PROVIDED MATERIAL:
──────────

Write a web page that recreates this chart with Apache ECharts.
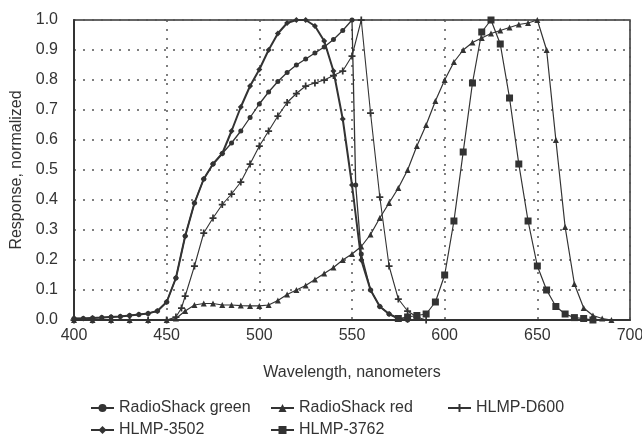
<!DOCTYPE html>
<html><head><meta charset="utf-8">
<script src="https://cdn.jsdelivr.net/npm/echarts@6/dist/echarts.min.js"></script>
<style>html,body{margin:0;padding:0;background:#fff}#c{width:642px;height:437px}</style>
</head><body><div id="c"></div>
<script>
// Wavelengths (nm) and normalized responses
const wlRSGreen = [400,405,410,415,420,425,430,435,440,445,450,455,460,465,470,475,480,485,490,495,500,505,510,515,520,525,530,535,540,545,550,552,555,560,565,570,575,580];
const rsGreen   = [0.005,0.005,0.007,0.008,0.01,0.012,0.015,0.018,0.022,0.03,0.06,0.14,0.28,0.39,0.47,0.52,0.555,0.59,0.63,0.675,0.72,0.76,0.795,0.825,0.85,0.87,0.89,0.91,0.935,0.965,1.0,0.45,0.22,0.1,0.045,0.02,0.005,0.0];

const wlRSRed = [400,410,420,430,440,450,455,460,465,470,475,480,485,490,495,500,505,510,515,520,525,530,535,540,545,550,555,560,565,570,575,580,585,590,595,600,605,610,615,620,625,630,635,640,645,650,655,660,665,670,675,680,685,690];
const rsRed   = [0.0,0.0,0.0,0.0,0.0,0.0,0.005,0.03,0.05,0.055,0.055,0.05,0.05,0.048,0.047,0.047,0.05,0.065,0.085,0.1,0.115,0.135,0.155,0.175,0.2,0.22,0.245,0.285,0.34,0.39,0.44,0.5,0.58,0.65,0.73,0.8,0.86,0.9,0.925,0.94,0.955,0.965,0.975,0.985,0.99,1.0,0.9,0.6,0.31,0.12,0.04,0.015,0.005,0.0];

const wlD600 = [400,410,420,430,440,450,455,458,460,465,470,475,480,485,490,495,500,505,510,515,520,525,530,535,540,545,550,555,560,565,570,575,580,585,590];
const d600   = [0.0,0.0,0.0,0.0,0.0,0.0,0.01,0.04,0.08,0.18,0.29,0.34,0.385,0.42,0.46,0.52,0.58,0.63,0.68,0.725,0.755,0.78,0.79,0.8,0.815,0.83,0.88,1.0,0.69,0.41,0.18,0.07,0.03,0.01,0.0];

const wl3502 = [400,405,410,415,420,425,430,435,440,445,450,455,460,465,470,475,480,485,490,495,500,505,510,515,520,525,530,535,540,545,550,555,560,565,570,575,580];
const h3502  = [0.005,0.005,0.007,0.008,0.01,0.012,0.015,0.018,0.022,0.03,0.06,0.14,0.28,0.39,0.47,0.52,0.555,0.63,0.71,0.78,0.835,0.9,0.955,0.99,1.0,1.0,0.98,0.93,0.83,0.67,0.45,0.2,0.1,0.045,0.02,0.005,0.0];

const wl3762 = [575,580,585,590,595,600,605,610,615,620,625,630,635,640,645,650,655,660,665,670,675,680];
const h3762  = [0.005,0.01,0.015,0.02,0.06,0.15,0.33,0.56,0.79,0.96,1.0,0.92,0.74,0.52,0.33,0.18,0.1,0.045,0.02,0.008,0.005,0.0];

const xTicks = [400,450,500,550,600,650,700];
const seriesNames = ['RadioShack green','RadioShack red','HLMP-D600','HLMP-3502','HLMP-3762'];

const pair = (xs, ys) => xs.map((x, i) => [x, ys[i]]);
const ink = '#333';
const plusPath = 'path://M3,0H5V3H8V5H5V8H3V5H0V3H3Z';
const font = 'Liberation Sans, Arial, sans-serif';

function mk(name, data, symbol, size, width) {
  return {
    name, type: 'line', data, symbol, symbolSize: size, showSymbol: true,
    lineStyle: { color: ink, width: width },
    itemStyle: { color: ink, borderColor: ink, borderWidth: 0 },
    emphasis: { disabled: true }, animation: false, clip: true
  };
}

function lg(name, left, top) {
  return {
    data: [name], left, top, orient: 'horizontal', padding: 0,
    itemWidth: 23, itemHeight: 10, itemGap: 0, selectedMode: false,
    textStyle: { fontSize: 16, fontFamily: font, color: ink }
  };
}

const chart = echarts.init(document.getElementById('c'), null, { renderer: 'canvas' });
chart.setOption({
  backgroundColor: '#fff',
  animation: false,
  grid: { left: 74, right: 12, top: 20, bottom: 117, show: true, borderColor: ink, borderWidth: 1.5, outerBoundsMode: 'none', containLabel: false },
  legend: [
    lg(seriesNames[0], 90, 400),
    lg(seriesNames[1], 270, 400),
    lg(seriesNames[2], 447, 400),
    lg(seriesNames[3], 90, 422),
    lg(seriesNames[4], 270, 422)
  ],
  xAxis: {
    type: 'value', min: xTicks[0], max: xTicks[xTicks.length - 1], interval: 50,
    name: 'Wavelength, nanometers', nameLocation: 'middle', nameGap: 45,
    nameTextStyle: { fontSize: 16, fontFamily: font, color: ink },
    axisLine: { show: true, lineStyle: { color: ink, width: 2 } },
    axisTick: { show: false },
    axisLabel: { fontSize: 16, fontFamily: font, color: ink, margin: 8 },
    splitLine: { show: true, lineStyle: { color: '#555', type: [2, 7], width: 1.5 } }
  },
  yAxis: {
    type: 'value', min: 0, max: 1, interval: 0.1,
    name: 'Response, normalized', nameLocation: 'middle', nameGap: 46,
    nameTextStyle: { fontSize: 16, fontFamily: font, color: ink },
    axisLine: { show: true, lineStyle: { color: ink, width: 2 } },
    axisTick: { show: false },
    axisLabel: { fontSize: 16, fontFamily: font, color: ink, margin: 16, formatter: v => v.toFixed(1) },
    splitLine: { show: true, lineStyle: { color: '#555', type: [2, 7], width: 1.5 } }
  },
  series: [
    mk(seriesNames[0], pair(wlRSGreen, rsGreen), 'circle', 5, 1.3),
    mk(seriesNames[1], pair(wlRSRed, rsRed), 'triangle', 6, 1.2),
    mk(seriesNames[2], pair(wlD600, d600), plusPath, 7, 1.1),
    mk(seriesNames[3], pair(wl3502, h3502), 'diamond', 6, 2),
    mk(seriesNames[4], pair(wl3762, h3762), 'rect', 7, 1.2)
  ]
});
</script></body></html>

──────────

Take the listing above and print it exactly, apart from the pictures.

Write a web page that recreates this chart with Apache ECharts.
<!DOCTYPE html>
<html><head><meta charset="utf-8">
<script src="https://cdn.jsdelivr.net/npm/echarts@6/dist/echarts.min.js"></script>
<style>html,body{margin:0;padding:0;background:#fff}#c{width:642px;height:437px}</style>
</head><body><div id="c"></div>
<script>
// Wavelengths (nm) and normalized responses
const wlRSGreen = [400,405,410,415,420,425,430,435,440,445,450,455,460,465,470,475,480,485,490,495,500,505,510,515,520,525,530,535,540,545,550,552,555,560,565,570,575,580];
const rsGreen   = [0.005,0.005,0.007,0.008,0.01,0.012,0.015,0.018,0.022,0.03,0.06,0.14,0.28,0.39,0.47,0.52,0.555,0.59,0.63,0.675,0.72,0.76,0.795,0.825,0.85,0.87,0.89,0.91,0.935,0.965,1.0,0.45,0.22,0.1,0.045,0.02,0.005,0.0];

const wlRSRed = [400,410,420,430,440,450,455,460,465,470,475,480,485,490,495,500,505,510,515,520,525,530,535,540,545,550,555,560,565,570,575,580,585,590,595,600,605,610,615,620,625,630,635,640,645,650,655,660,665,670,675,680,685,690];
const rsRed   = [0.0,0.0,0.0,0.0,0.0,0.0,0.005,0.03,0.05,0.055,0.055,0.05,0.05,0.048,0.047,0.047,0.05,0.065,0.085,0.1,0.115,0.135,0.155,0.175,0.2,0.22,0.245,0.285,0.34,0.39,0.44,0.5,0.58,0.65,0.73,0.8,0.86,0.9,0.925,0.94,0.955,0.965,0.975,0.985,0.99,1.0,0.9,0.6,0.31,0.12,0.04,0.015,0.005,0.0];

const wlD600 = [400,410,420,430,440,450,455,458,460,465,470,475,480,485,490,495,500,505,510,515,520,525,530,535,540,545,550,555,560,565,570,575,580,585,590];
const d600   = [0.0,0.0,0.0,0.0,0.0,0.0,0.01,0.04,0.08,0.18,0.29,0.34,0.385,0.42,0.46,0.52,0.58,0.63,0.68,0.725,0.755,0.78,0.79,0.8,0.815,0.83,0.88,1.0,0.69,0.41,0.18,0.07,0.03,0.01,0.0];

const wl3502 = [400,405,410,415,420,425,430,435,440,445,450,455,460,465,470,475,480,485,490,495,500,505,510,515,520,525,530,535,540,545,550,555,560,565,570,575,580];
const h3502  = [0.005,0.005,0.007,0.008,0.01,0.012,0.015,0.018,0.022,0.03,0.06,0.14,0.28,0.39,0.47,0.52,0.555,0.63,0.71,0.78,0.835,0.9,0.955,0.99,1.0,1.0,0.98,0.93,0.83,0.67,0.45,0.2,0.1,0.045,0.02,0.005,0.0];

const wl3762 = [575,580,585,590,595,600,605,610,615,620,625,630,635,640,645,650,655,660,665,670,675,680];
const h3762  = [0.005,0.01,0.015,0.02,0.06,0.15,0.33,0.56,0.79,0.96,1.0,0.92,0.74,0.52,0.33,0.18,0.1,0.045,0.02,0.008,0.005,0.0];

const xTicks = [400,450,500,550,600,650,700];
const seriesNames = ['RadioShack green','RadioShack red','HLMP-D600','HLMP-3502','HLMP-3762'];

const pair = (xs, ys) => xs.map((x, i) => [x, ys[i]]);
const ink = '#333';
const plusPath = 'path://M3,0H5V3H8V5H5V8H3V5H0V3H3Z';
const font = 'Liberation Sans, Arial, sans-serif';

function mk(name, data, symbol, size, width) {
  return {
    name, type: 'line', data, symbol, symbolSize: size, showSymbol: true,
    lineStyle: { color: ink, width: width },
    itemStyle: { color: ink, borderColor: ink, borderWidth: 0 },
    emphasis: { disabled: true }, animation: false, clip: true
  };
}

function lg(name, left, top) {
  return {
    data: [name], left, top, orient: 'horizontal', padding: 0,
    itemWidth: 23, itemHeight: 10, itemGap: 0, selectedMode: false,
    textStyle: { fontSize: 16, fontFamily: font, color: ink }
  };
}

const chart = echarts.init(document.getElementById('c'), null, { renderer: 'canvas' });
chart.setOption({
  backgroundColor: '#fff',
  animation: false,
  grid: { left: 74, right: 12, top: 20, bottom: 117, show: true, borderColor: ink, borderWidth: 1.5, outerBoundsMode: 'none', containLabel: false },
  legend: [
    lg(seriesNames[0], 90, 400),
    lg(seriesNames[1], 270, 400),
    lg(seriesNames[2], 447, 400),
    lg(seriesNames[3], 90, 422),
    lg(seriesNames[4], 270, 422)
  ],
  xAxis: {
    type: 'value', min: xTicks[0], max: xTicks[xTicks.length - 1], interval: 50,
    name: 'Wavelength, nanometers', nameLocation: 'middle', nameGap: 45,
    nameTextStyle: { fontSize: 16, fontFamily: font, color: ink },
    axisLine: { show: true, lineStyle: { color: ink, width: 2 } },
    axisTick: { show: false },
    axisLabel: { fontSize: 16, fontFamily: font, color: ink, margin: 8 },
    splitLine: { show: true, lineStyle: { color: '#555', type: [2, 7], width: 1.5 } }
  },
  yAxis: {
    type: 'value', min: 0, max: 1, interval: 0.1,
    name: 'Response, normalized', nameLocation: 'middle', nameGap: 46,
    nameTextStyle: { fontSize: 16, fontFamily: font, color: ink },
    axisLine: { show: true, lineStyle: { color: ink, width: 2 } },
    axisTick: { show: false },
    axisLabel: { fontSize: 16, fontFamily: font, color: ink, margin: 16, formatter: v => v.toFixed(1) },
    splitLine: { show: true, lineStyle: { color: '#555', type: [2, 7], width: 1.5 } }
  },
  series: [
    mk(seriesNames[0], pair(wlRSGreen, rsGreen), 'circle', 5, 1.3),
    mk(seriesNames[1], pair(wlRSRed, rsRed), 'triangle', 6, 1.2),
    mk(seriesNames[2], pair(wlD600, d600), plusPath, 7, 1.1),
    mk(seriesNames[3], pair(wl3502, h3502), 'diamond', 6, 2),
    mk(seriesNames[4], pair(wl3762, h3762), 'rect', 7, 1.2)
  ]
});
</script></body></html>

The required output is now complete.